▶ **Task description**: Extract only the first line of the listing and every line after it up to and including the one with "46, 44, 43];". Omit the pictures.

▶ **Supplied material**:
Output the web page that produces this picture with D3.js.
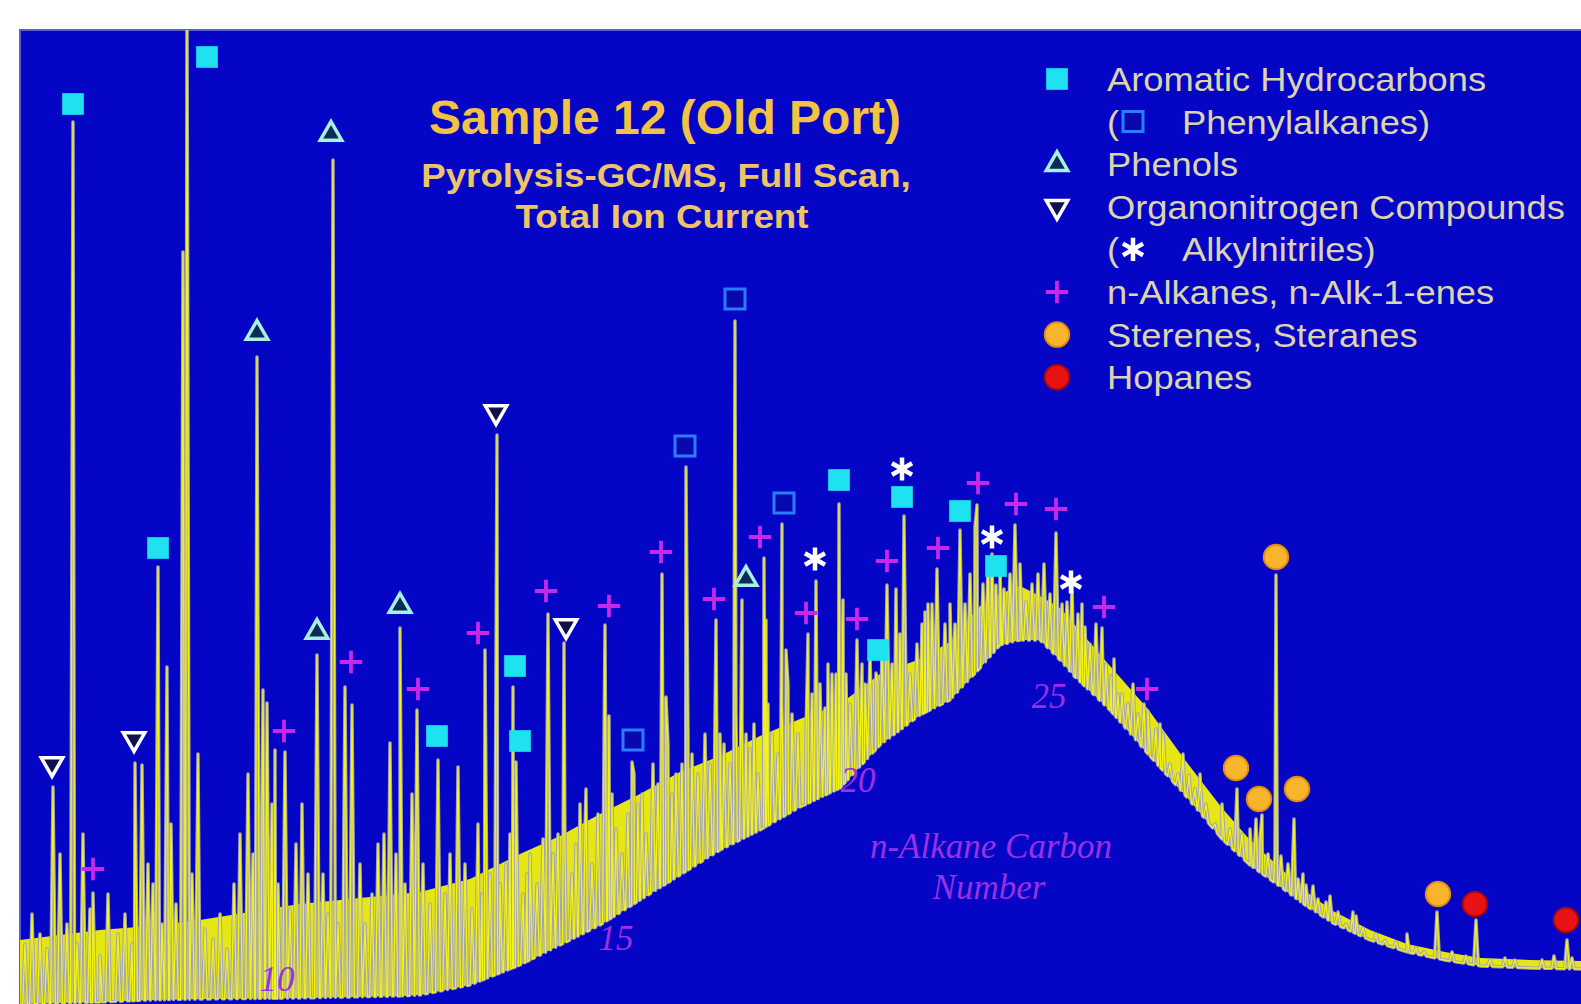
<!DOCTYPE html>
<html>
<head>
<meta charset="utf-8">
<script src="https://cdn.jsdelivr.net/npm/d3@7"></script>
<style>
html, body { margin: 0; padding: 0; background: #ffffff; overflow: hidden; }
svg { display: block; }
</style>
</head>
<body>
<svg id="chart" width="1581" height="1004"></svg>
<script>
// Pyrolysis-GC/MS total ion current, Sample 12 (Old Port)
// x = scan number, y = abundance (counts, arbitrary units)

// unresolved hump: lower and upper edge of the noisy band
var humpScan = [0, 80, 130, 180, 280, 380, 400, 450, 500, 540, 580, 620, 660, 700, 740, 780, 820, 860, 900, 930, 960, 980, 1000, 1020, 1040, 1054, 1090, 1128, 1165, 1202, 1230, 1258, 1285, 1313, 1350, 1387, 1425, 1461, 1510, 1561];
var humpLow  = [0, 2, 4, 5, 6, 8, 9, 19, 39, 59, 79, 104, 129, 154, 174, 197, 216, 259, 289, 304, 336, 359, 364, 364, 344, 328, 294, 250, 209, 165, 139, 119, 99, 81, 64, 52, 44, 38, 36, 35];
var humpHigh = [64, 74, 78, 84, 100, 110, 112, 125, 150, 168, 190, 210, 232, 248, 268, 285, 300, 330, 345, 362, 398, 410, 418, 408, 396, 380, 338, 295, 244, 196, 164, 138, 113, 93, 74, 60, 52, 46, 44, 43];

// resolved peaks [scan, apex counts]
var peaks = [
  [33, 217], [53, 882], [73, 111], [115, 241], [122, 239], [138, 437], [147, 337],
  [163, 752], [167, 1010], [237, 647], [243, 314], [247, 301], [255, 254], [265, 252],
  [297, 349], [313, 844], [325, 317], [332, 299], [370, 261], [380, 376], [397, 294],
  [418, 244], [438, 237], [465, 354], [477, 569], [493, 317], [496, 242], [528, 390],
  [544, 361], [566, 215], [585, 379], [589, 288], [612, 242], [642, 430], [646, 307],
  [666, 537], [696, 384], [715, 683], [722, 404], [744, 446], [746, 384], [762, 480],
  [766, 354], [788, 370], [796, 423], [805, 296], [819, 500], [823, 404], [837, 364],
  [856, 331], [867, 419], [876, 415], [884, 488], [905, 392], [917, 435], [940, 474],
  [955, 477], [957, 499], [976, 419], [984, 415], [995, 479], [1006, 402], [1036, 471],
  [1047, 402], [1065, 377], [1082, 376], [1091, 328], [1102, 310], [1128, 293],
  [1136, 275], [1143, 271], [1169, 229], [1180, 218], [1217, 215], [1236, 185],
  [1242, 189], [1256, 429], [1261, 148], [1274, 185], [1286, 119], [1306, 102],
  [1336, 88], [1387, 70], [1417, 92], [1456, 84], [1547, 64]
];

// small peaks riding on the hump [scan, apex counts]
var minorPeaks = [
  [5, 60], [12, 90], [20, 70], [27, 55], [40, 150], [47, 80], [57, 60], [63, 170],
  [70, 95], [80, 48], [88, 110], [98, 70], [105, 90], [112, 60], [128, 140], [133, 120],
  [142, 80], [151, 180], [156, 100], [172, 130], [178, 250], [185, 75], [193, 65],
  [200, 90], [207, 55], [214, 120], [220, 170], [228, 230], [233, 150], [252, 200],
  [258, 120], [270, 95], [276, 160], [282, 200], [288, 130], [303, 130], [308, 90],
  [318, 80], [340, 140], [345, 80], [352, 110], [358, 160], [364, 170], [376, 150],
  [385, 120], [392, 210], [403, 140], [410, 100], [425, 110], [430, 150], [445, 140],
  [452, 95], [458, 180], [462, 110], [470, 130], [480, 120], [486, 140], [490, 170],
  [503, 110], [507, 130], [510, 150], [517, 120], [523, 165], [533, 150], [538, 170],
  [545, 150], [552, 130], [556, 160], [560, 200], [565, 175], [572, 140], [578, 190],
  [592, 210], [596, 175], [602, 150], [608, 190], [614, 230], [618, 200], [622, 210],
  [626, 170], [633, 240], [638, 220], [648, 260], [652, 210], [656, 230], [662, 240],
  [668, 270], [672, 250], [678, 230], [685, 270], [690, 240], [700, 270], [704, 260],
  [710, 240], [716, 290], [722, 280], [726, 270], [730, 255], [734, 280], [738, 230],
  [748, 300], [752, 270], [758, 250], [762, 300], [768, 320], [772, 290], [778, 270],
  [786, 270], [792, 310], [800, 320], [808, 340], [812, 330], [816, 330], [826, 330],
  [830, 300], [842, 340], [845, 320], [850, 350], [858, 320], [862, 360], [872, 340],
  [880, 370], [890, 330], [897, 360], [902, 380], [908, 400], [912, 400], [925, 380],
  [930, 400], [935, 380], [945, 400], [950, 430], [963, 420], [968, 440], [972, 450],
  [980, 440], [990, 430], [1000, 440], [1012, 420], [1018, 430], [1024, 440], [1030, 410],
  [1042, 400], [1052, 420], [1058, 390], [1062, 400], [1070, 360], [1076, 380],
  [1086, 340], [1094, 345], [1098, 310], [1108, 300], [1113, 320], [1118, 290],
  [1124, 300], [1140, 280], [1150, 240], [1158, 230], [1163, 250], [1175, 215],
  [1180, 230], [1186, 200], [1195, 180], [1202, 200], [1210, 175], [1216, 190],
  [1222, 170], [1230, 175], [1240, 165], [1248, 150], [1255, 150], [1268, 140],
  [1278, 125], [1283, 130], [1293, 118], [1298, 105], [1310, 108], [1318, 92],
  [1326, 80], [1333, 92], [1343, 76], [1356, 70], [1365, 62], [1376, 62], [1396, 56],
  [1404, 50], [1432, 52], [1446, 48], [1470, 44], [1485, 46], [1495, 44], [1522, 44],
  [1534, 48], [1552, 46]
];

// compound class markers [scan, counts]
var aromatic = [[53, 900], [187, 947], [138, 456], [417, 268], [495, 338], [500, 263], [819, 524], [882, 507], [940, 493], [976, 438], [858, 354]];
var phenylalkanes = [[715, 705], [665, 558], [764, 501], [613, 264]];
var phenols = [[311, 870], [237, 671], [297, 372], [380, 398], [726, 425]];
var nitrogen = [[32, 240], [114, 265], [476, 592], [546, 378]];
var nitriles = [[795, 445], [882, 535], [972, 467], [1051, 422]];
var alkanes = [[73, 135], [264, 273], [331, 342], [398, 315], [458, 371], [526, 413], [589, 398], [641, 452], [694, 405], [740, 467], [786, 391], [837, 385], [867, 443], [918, 456], [958, 521], [996, 500], [1036, 495], [1084, 397], [1127, 315]];
var steranes = [[1256, 447], [1216, 236], [1239, 205], [1277, 215], [1418, 110]];
var hopanes = [[1455, 100], [1546, 84]];

// n-alkane carbon numbers [label, scan, counts]
var carbonNumbers = [["10", 257, 13], ["15", 596, 54], ["20", 838, 212], ["25", 1029, 296]];

var legendLabels = ["Aromatic Hydrocarbons", "Phenylalkanes)", "Phenols", "Organonitrogen Compounds", "Alkylnitriles)", "n-Alkanes, n-Alk-1-enes", "Sterenes, Steranes", "Hopanes"];
var legendKeys = ["aromatic", "phenylalkanes", "phenols", "nitrogen", "nitriles", "alkanes", "steranes", "hopanes"];

var W = 1581, H = 1004;
var svg = d3.select("#chart");

var x = d3.scaleLinear().domain([0, 1561]).range([20, 1581]);
var y = d3.scaleLinear().domain([0, 974]).range([1004, 30]);
var base = d3.scaleLinear().domain(humpScan).range(humpLow).clamp(true);

svg.append("clipPath").attr("id", "plotclip")
    .append("rect")
    .attr("x", x(0)).attr("y", y(974))
    .attr("width", W - x(0)).attr("height", H - y(974));

svg.append("rect")
    .attr("x", x(0)).attr("y", y(974))
    .attr("width", W - x(0)).attr("height", H - y(974))
    .attr("fill", "#0505c6");
svg.append("path")
    .attr("d", "M" + x(0) + "," + H + "V" + y(974) + "H" + W)
    .attr("fill", "none")
    .attr("stroke", "#5c5cd8")
    .attr("stroke-width", 2);

var plot = svg.append("g").attr("clip-path", "url(#plotclip)");

// noisy band of the hump
var humpData = humpScan.map(function(s, i) { return [s, humpLow[i], humpHigh[i]]; });
plot.append("path")
    .datum(humpData)
    .attr("fill", "#e6e614")
    .attr("d", d3.area()
        .x(function(d) { return x(d[0]); })
        .y0(function(d) { return y(d[1]); })
        .y1(function(d) { return y(d[2]); }));

// trace: hump plus narrow peaks
var pts = humpData.map(function(d) { return [d[0], d[1]]; });
peaks.concat(minorPeaks).forEach(function(p) {
    var w = 2.4;
    pts.push([p[0] - w, base(p[0] - w)]);
    pts.push([p[0], Math.max(p[1], base(p[0]) + 4)]);
    pts.push([p[0] + w, base(p[0] + w)]);
});
pts.sort(function(a, b) { return a[0] - b[0]; });

var line = d3.line()
    .x(function(d) { return x(d[0]); })
    .y(function(d) { return y(d[1]); });

plot.append("path")
    .datum(pts)
    .attr("fill", "none")
    .attr("stroke", "#a2a2bc")
    .attr("stroke-width", 3.4)
    .attr("stroke-linejoin", "round")
    .attr("d", line);
plot.append("path")
    .datum(pts)
    .attr("fill", "none")
    .attr("stroke", "#f4f414")
    .attr("stroke-width", 1.3)
    .attr("stroke-linejoin", "round")
    .attr("d", line);

// thin plus drawn as two strokes
var symbolThinPlus = {
    draw: function(ctx, size) {
        var r = Math.sqrt(size) / 2;
        ctx.moveTo(-r, 0); ctx.lineTo(r, 0);
        ctx.moveTo(0, -r); ctx.lineTo(0, r);
    }
};

// marker styles
var styles = {
    aromatic:      { sym: d3.symbolSquare, size: 470, fill: "#1fe2f0", stroke: "none", sw: 0 },
    phenylalkanes: { sym: d3.symbolSquare, size: 400, fill: "#0808ae", stroke: "#2c7cff", sw: 3 },
    phenols:       { sym: d3.symbolTriangle, size: 200, fill: "#0c2a5a", stroke: "#a8f0e4", sw: 3.5 },
    nitrogen:      { sym: d3.symbolTriangle, size: 200, fill: "#10104a", stroke: "#ffffff", sw: 3.5, flip: true },
    nitriles:      { sym: d3.symbolAsterisk, size: 380, fill: "none", stroke: "#ffffff", sw: 4.5 },
    alkanes:       { sym: symbolThinPlus, size: 500, fill: "none", stroke: "#c828e8", sw: 3.8 },
    steranes:      { sym: d3.symbolCircle, size: 470, fill: "#f8b42a", stroke: "#e08c10", sw: 2 },
    hopanes:       { sym: d3.symbolCircle, size: 470, fill: "#e81212", stroke: "#a80808", sw: 2 }
};
var classes = { aromatic: aromatic, phenylalkanes: phenylalkanes, phenols: phenols, nitrogen: nitrogen,
    nitriles: nitriles, alkanes: alkanes, steranes: steranes, hopanes: hopanes };

function symbolPath(st) {
    return d3.symbol(st.sym, st.size)();
}

legendKeys.forEach(function(k) {
    var st = styles[k];
    svg.append("g").attr("class", "marks " + k)
        .selectAll("path")
        .data(classes[k])
        .join("path")
            .attr("transform", function(d) {
                return "translate(" + x(d[0]) + "," + y(d[1]) + ")" + (st.flip ? " rotate(180)" : "");
            })
            .attr("d", symbolPath(st))
            .attr("fill", st.fill)
            .attr("stroke", st.stroke)
            .attr("stroke-width", st.sw);
});

// title
var title = svg.append("g").attr("fill", "#f2c244").attr("font-family", "'Liberation Sans', Arial, sans-serif")
    .attr("font-weight", "bold").attr("text-anchor", "middle");
title.append("text").attr("x", 665).attr("y", 134).attr("font-size", 48).text("Sample 12 (Old Port)");
title.append("text").attr("transform", "translate(666,187) scale(1.08,1)").attr("font-size", 34)
    .attr("fill", "#eec46a").text("Pyrolysis-GC/MS, Full Scan,");
title.append("text").attr("transform", "translate(662,228) scale(1.08,1)").attr("font-size", 34)
    .attr("fill", "#eec46a").text("Total Ion Current");

// legend
var legend = svg.append("g").attr("class", "legend");
legendLabels.forEach(function(lab, i) {
    var k = legendKeys[i];
    var st = styles[k];
    var cy = 79 + i * 42.6;
    var nested = (k === "phenylalkanes" || k === "nitriles");
    var mx = nested ? 1133 : 1057;
    legend.append("path")
        .attr("transform", "translate(" + mx + "," + cy + ")" + (st.flip ? " rotate(180)" : ""))
        .attr("d", symbolPath(st))
        .attr("fill", st.fill)
        .attr("stroke", st.stroke)
        .attr("stroke-width", st.sw);
    var t = legend.append("g")
        .attr("fill", "#dcd4ae")
        .attr("font-family", "'Liberation Sans', Arial, sans-serif")
        .attr("font-size", 33);
    if (nested) {
        t.append("text").attr("transform", "translate(1107," + (cy + 12) + ") scale(1.1,1)").text("(");
        t.append("text").attr("transform", "translate(1182," + (cy + 12) + ") scale(1.1,1)").text(lab);
    } else {
        t.append("text").attr("transform", "translate(1107," + (cy + 12) + ") scale(1.1,1)").text(lab);
    }
});

// carbon number labels
var cn = svg.append("g").attr("fill", "#9a30e2")
    .attr("font-family", "'Liberation Serif', 'Times New Roman', serif")
    .attr("font-style", "italic").attr("font-size", 35).attr("text-anchor", "middle");
cn.selectAll("text").data(carbonNumbers).join("text")
    .attr("x", function(d) { return x(d[1]); })
    .attr("y", function(d) { return y(d[2]); })
    .text(function(d) { return d[0]; });
cn.append("text").attr("x", 991).attr("y", 858).text("n-Alkane Carbon");
cn.append("text").attr("x", 989).attr("y", 899).text("Number");
</script>
</body>
</html>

▶ **Completed exercise**:
Output the web page that produces this picture with D3.js.
<!DOCTYPE html>
<html>
<head>
<meta charset="utf-8">
<script src="https://cdn.jsdelivr.net/npm/d3@7"></script>
<style>
html, body { margin: 0; padding: 0; background: #ffffff; overflow: hidden; }
svg { display: block; }
</style>
</head>
<body>
<svg id="chart" width="1581" height="1004"></svg>
<script>
// Pyrolysis-GC/MS total ion current, Sample 12 (Old Port)
// x = scan number, y = abundance (counts, arbitrary units)

// unresolved hump: lower and upper edge of the noisy band
var humpScan = [0, 80, 130, 180, 280, 380, 400, 450, 500, 540, 580, 620, 660, 700, 740, 780, 820, 860, 900, 930, 960, 980, 1000, 1020, 1040, 1054, 1090, 1128, 1165, 1202, 1230, 1258, 1285, 1313, 1350, 1387, 1425, 1461, 1510, 1561];
var humpLow  = [0, 2, 4, 5, 6, 8, 9, 19, 39, 59, 79, 104, 129, 154, 174, 197, 216, 259, 289, 304, 336, 359, 364, 364, 344, 328, 294, 250, 209, 165, 139, 119, 99, 81, 64, 52, 44, 38, 36, 35];
var humpHigh = [64, 74, 78, 84, 100, 110, 112, 125, 150, 168, 190, 210, 232, 248, 268, 285, 300, 330, 345, 362, 398, 410, 418, 408, 396, 380, 338, 295, 244, 196, 164, 138, 113, 93, 74, 60, 52, 46, 44, 43];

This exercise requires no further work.